Un ulteriore esempio proviene dal Portogallo (e in definitiva persino dalla Grecia, prossima all’uscita dalla recessione). Tra i paesi in difficoltà, Lisbona ha applicato alla lettera i dettami della Troika (Bce-Commissione europea-Fmi) pur assecondando le richieste di riforme urgenti, in particolare quella del mercato del lavoro non troppo difforme dal caso spagnolo. Nel secondo trimestre dell’anno l’economia portoghese è cresciuta dello 0,6% dopo una contrazione di pari entità nel periodo precedente, mentre per la fine dell’anno è prevista una crescita dell’1,2% e dell’1,5 per il 2015.
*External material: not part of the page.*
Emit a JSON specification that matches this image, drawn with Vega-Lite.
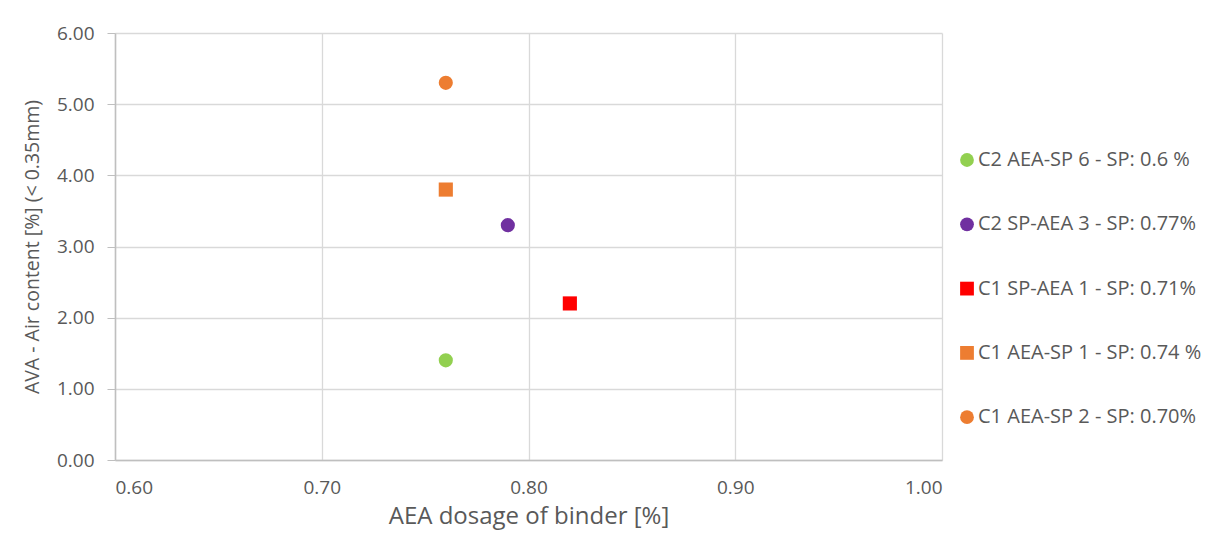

Il problema con le riforme è che il più delle volte sono impopolari e dunque piuttosto dispendiose in termini di voti per i governi che le promuovono. E quasi mai hanno effetti immediati che giustifichino misure tanto drastiche. Però premiano nel lungo periodo e hanno un costo che inevitabilmente si ripercuote sui conti pubblici. La Germania, che è l’economia trainante del Vecchio Continente, dovrebbe esserne a conoscenza visto che nel 2003 le fu concesso, nel pieno di una stagione di grandi riforme che l’hanno messa al riparo dalle intemperie della crisi, di sforare i parametri concordati. E anche quest’ultima osservazione è stata motivo di polemica nei mesi scorsi. Il rigore può essere utile in determinati frangenti, ma di troppo rigore si muore. È la rivincita, seppure estemporanea, della periferie d’Europa a dimostrarlo.